» **EXERCISE OBJECTIVE**:
Omit every picture and return the rest of the data unaltered.

» **GIVEN MATERIAL**:
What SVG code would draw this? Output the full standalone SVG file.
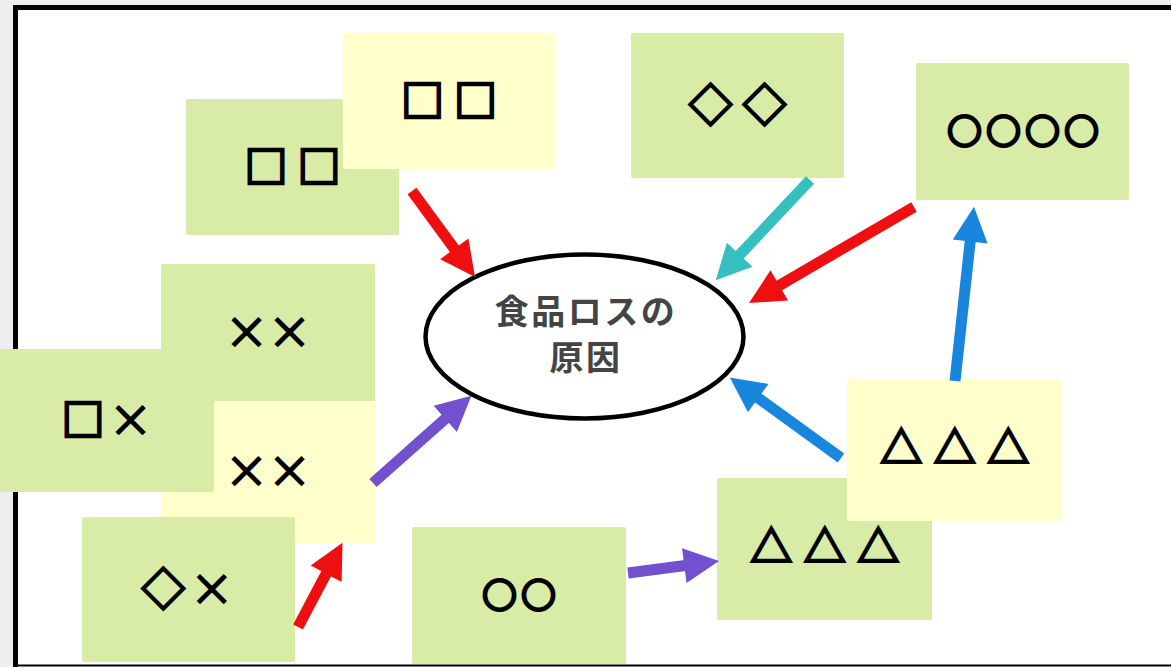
<svg xmlns="http://www.w3.org/2000/svg" width="1171" height="667" viewBox="0 0 1171 667">
<style>
.g{fill:#d8eca8}
.y{fill:#ffffcc}
.t{font-family:"Noto Sans CJK JP","Noto Sans",sans-serif;fill:#000;text-anchor:middle;dominant-baseline:central;font-weight:bold}
.x{font-size:46px}
.s{stroke:#000;stroke-width:2.6;stroke-linejoin:miter}
.sq{font-size:43px}
.dm{font-size:44px;stroke-width:2.2}
.ci{font-size:34px;stroke-width:3.2}
.tr{font-size:42px;stroke-width:2.4}
.c{stroke-width:11;fill:none;stroke-linecap:butt}
.title{font-family:"Noto Sans CJK JP","Noto Sans",sans-serif;fill:#444;font-weight:bold;text-anchor:middle;font-size:34px}
</style>
<defs>
<marker id="hr" markerUnits="userSpaceOnUse" orient="auto" refX="1" refY="0" markerWidth="36" markerHeight="36" overflow="visible"><path d="M0,-17.5 L35,0 L0,17.5 z" fill="#ee1010"/></marker>
<marker id="ht" markerUnits="userSpaceOnUse" orient="auto" refX="1" refY="0" markerWidth="36" markerHeight="36" overflow="visible"><path d="M0,-17.5 L35,0 L0,17.5 z" fill="#35bfbf"/></marker>
<marker id="hb" markerUnits="userSpaceOnUse" orient="auto" refX="1" refY="0" markerWidth="36" markerHeight="36" overflow="visible"><path d="M0,-17.5 L35,0 L0,17.5 z" fill="#1886dc"/></marker>
<marker id="hp" markerUnits="userSpaceOnUse" orient="auto" refX="1" refY="0" markerWidth="36" markerHeight="36" overflow="visible"><path d="M0,-17.5 L35,0 L0,17.5 z" fill="#7250ce"/></marker>
</defs>
<rect x="0" y="0" width="1171" height="667" fill="#eeeeee"/>
<rect x="15.5" y="7.5" width="1170" height="670" fill="#ffffff" stroke="#000" stroke-width="5"/>
<line x1="15" y1="665.5" x2="1171" y2="665.5" stroke="#000" stroke-width="2"/>

<g id="node-sq-green"><rect class="g" x="186" y="99" width="213" height="136" rx="2"/><text class="t s sq" x="297.5" y="164" letter-spacing="10">□□</text></g>
<g id="node-sq-yellow"><rect class="y" x="343" y="33" width="213" height="136" rx="2"/><text class="t s sq" x="454" y="97.5" letter-spacing="10">□□</text></g>
<g id="node-dd"><rect class="g" x="631" y="33" width="213" height="145" rx="2"/><text class="t s dm" x="742.5" y="101.5" letter-spacing="10">◇◇</text></g>
<g id="node-oooo"><rect class="g" x="916" y="63" width="213" height="137" rx="2"/><text class="t s ci" x="1025.5" y="129.5" letter-spacing="5">○○○○</text></g>
<g id="node-xx-green"><rect class="g" x="161" y="264" width="214" height="140" rx="2"/><text class="t x" x="266.5" y="328.5" letter-spacing="-3">××</text></g>
<g id="node-xx-yellow"><rect class="y" x="161" y="401" width="215" height="142" rx="2"/><text class="t x" x="266.5" y="467.5" letter-spacing="-3">××</text></g>
<g id="node-sqx"><rect class="g" x="-5" y="349" width="219" height="143" rx="2"/><text class="t x" x="107.5" y="417"><tspan class="s sq">□</tspan><tspan dx="3">×</tspan></text></g>
<g id="node-dx"><rect class="g" x="82" y="517" width="213" height="145" rx="2"/><text class="t x" x="188" y="586"><tspan class="s dm">◇</tspan><tspan dx="3.5">×</tspan></text></g>
<g id="node-oo"><rect class="g" x="412" y="527" width="214" height="137" rx="2"/><text class="t s ci" x="521.5" y="593.5" letter-spacing="5">○○</text></g>
<g id="node-tri-green"><rect class="g" x="717" y="478" width="215" height="142" rx="2"/><text class="t s tr" x="830.5" y="543" letter-spacing="11.5">△△△</text></g>
<g id="node-tri-yellow"><rect class="y" x="847" y="379" width="215" height="142" rx="2"/><text class="t s tr" x="960.5" y="444" letter-spacing="11.5">△△△</text></g>

<g id="node-center"><ellipse cx="584.5" cy="336.5" rx="159" ry="82" fill="#fff" stroke="#000" stroke-width="4.5"/><text class="title" x="586" y="324" letter-spacing="2.5">食品ロスの</text><text class="title" x="586" y="370" letter-spacing="2.5">原因</text></g>

<g id="connectors">
<line class="c" stroke="#ee1010" x1="412" y1="191" x2="454.9" y2="249.6" marker-end="url(#hr)"/>
<line class="c" stroke="#35bfbf" x1="810" y1="180" x2="739" y2="255.5" marker-end="url(#ht)"/>
<line class="c" stroke="#ee1010" x1="914" y1="207" x2="778.4" y2="285.9" marker-end="url(#hr)"/>
<line class="c" stroke="#1886dc" x1="955" y1="381" x2="970.3" y2="240.5" marker-end="url(#hb)"/>
<line class="c" stroke="#1886dc" x1="841" y1="458" x2="757.4" y2="397.5" marker-end="url(#hb)"/>
<line class="c" stroke="#7250ce" x1="628" y1="573" x2="685.3" y2="565.5" marker-end="url(#hp)"/>
<line class="c" stroke="#7250ce" x1="373" y1="483" x2="446" y2="418.2" marker-end="url(#hp)"/>
<line class="c" stroke="#ee1010" x1="298" y1="627" x2="326.6" y2="572.9" marker-end="url(#hr)"/>
</g>
</svg>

» **PROBLEM SOLUTION**:
What SVG code would draw this? Output the full standalone SVG file.
<svg xmlns="http://www.w3.org/2000/svg" width="1171" height="667" viewBox="0 0 1171 667">
<style>
.g{fill:#d8eca8}
.y{fill:#ffffcc}
.t{font-family:"Noto Sans CJK JP","Noto Sans",sans-serif;fill:#000;text-anchor:middle;dominant-baseline:central;font-weight:bold}
.x{font-size:46px}
.s{stroke:#000;stroke-width:2.6;stroke-linejoin:miter}
.sq{font-size:43px}
.dm{font-size:44px;stroke-width:2.2}
.ci{font-size:34px;stroke-width:3.2}
.tr{font-size:42px;stroke-width:2.4}
.c{stroke-width:11;fill:none;stroke-linecap:butt}
.title{font-family:"Noto Sans CJK JP","Noto Sans",sans-serif;fill:#444;font-weight:bold;text-anchor:middle;font-size:34px}
</style>
<defs>
<marker id="hr" markerUnits="userSpaceOnUse" orient="auto" refX="1" refY="0" markerWidth="36" markerHeight="36" overflow="visible"><path d="M0,-17.5 L35,0 L0,17.5 z" fill="#ee1010"/></marker>
<marker id="ht" markerUnits="userSpaceOnUse" orient="auto" refX="1" refY="0" markerWidth="36" markerHeight="36" overflow="visible"><path d="M0,-17.5 L35,0 L0,17.5 z" fill="#35bfbf"/></marker>
<marker id="hb" markerUnits="userSpaceOnUse" orient="auto" refX="1" refY="0" markerWidth="36" markerHeight="36" overflow="visible"><path d="M0,-17.5 L35,0 L0,17.5 z" fill="#1886dc"/></marker>
<marker id="hp" markerUnits="userSpaceOnUse" orient="auto" refX="1" refY="0" markerWidth="36" markerHeight="36" overflow="visible"><path d="M0,-17.5 L35,0 L0,17.5 z" fill="#7250ce"/></marker>
</defs>
<rect x="0" y="0" width="1171" height="667" fill="#eeeeee"/>
<rect x="15.5" y="7.5" width="1170" height="670" fill="#ffffff" stroke="#000" stroke-width="5"/>
<line x1="15" y1="665.5" x2="1171" y2="665.5" stroke="#000" stroke-width="2"/>

<g id="node-sq-green"><rect class="g" x="186" y="99" width="213" height="136" rx="2"/><text class="t s sq" x="297.5" y="164" letter-spacing="10">□□</text></g>
<g id="node-sq-yellow"><rect class="y" x="343" y="33" width="213" height="136" rx="2"/><text class="t s sq" x="454" y="97.5" letter-spacing="10">□□</text></g>
<g id="node-dd"><rect class="g" x="631" y="33" width="213" height="145" rx="2"/><text class="t s dm" x="742.5" y="101.5" letter-spacing="10">◇◇</text></g>
<g id="node-oooo"><rect class="g" x="916" y="63" width="213" height="137" rx="2"/><text class="t s ci" x="1025.5" y="129.5" letter-spacing="5">○○○○</text></g>
<g id="node-xx-green"><rect class="g" x="161" y="264" width="214" height="140" rx="2"/><text class="t x" x="266.5" y="328.5" letter-spacing="-3">××</text></g>
<g id="node-xx-yellow"><rect class="y" x="161" y="401" width="215" height="142" rx="2"/><text class="t x" x="266.5" y="467.5" letter-spacing="-3">××</text></g>
<g id="node-sqx"><rect class="g" x="-5" y="349" width="219" height="143" rx="2"/><text class="t x" x="107.5" y="417"><tspan class="s sq">□</tspan><tspan dx="3">×</tspan></text></g>
<g id="node-dx"><rect class="g" x="82" y="517" width="213" height="145" rx="2"/><text class="t x" x="188" y="586"><tspan class="s dm">◇</tspan><tspan dx="3.5">×</tspan></text></g>
<g id="node-oo"><rect class="g" x="412" y="527" width="214" height="137" rx="2"/><text class="t s ci" x="521.5" y="593.5" letter-spacing="5">○○</text></g>
<g id="node-tri-green"><rect class="g" x="717" y="478" width="215" height="142" rx="2"/><text class="t s tr" x="830.5" y="543" letter-spacing="11.5">△△△</text></g>
<g id="node-tri-yellow"><rect class="y" x="847" y="379" width="215" height="142" rx="2"/><text class="t s tr" x="960.5" y="444" letter-spacing="11.5">△△△</text></g>

<g id="node-center"><ellipse cx="584.5" cy="336.5" rx="159" ry="82" fill="#fff" stroke="#000" stroke-width="4.5"/><text class="title" x="586" y="324" letter-spacing="2.5">食品ロスの</text><text class="title" x="586" y="370" letter-spacing="2.5">原因</text></g>

<g id="connectors">
<line class="c" stroke="#ee1010" x1="412" y1="191" x2="454.9" y2="249.6" marker-end="url(#hr)"/>
<line class="c" stroke="#35bfbf" x1="810" y1="180" x2="739" y2="255.5" marker-end="url(#ht)"/>
<line class="c" stroke="#ee1010" x1="914" y1="207" x2="778.4" y2="285.9" marker-end="url(#hr)"/>
<line class="c" stroke="#1886dc" x1="955" y1="381" x2="970.3" y2="240.5" marker-end="url(#hb)"/>
<line class="c" stroke="#1886dc" x1="841" y1="458" x2="757.4" y2="397.5" marker-end="url(#hb)"/>
<line class="c" stroke="#7250ce" x1="628" y1="573" x2="685.3" y2="565.5" marker-end="url(#hp)"/>
<line class="c" stroke="#7250ce" x1="373" y1="483" x2="446" y2="418.2" marker-end="url(#hp)"/>
<line class="c" stroke="#ee1010" x1="298" y1="627" x2="326.6" y2="572.9" marker-end="url(#hr)"/>
</g>
</svg>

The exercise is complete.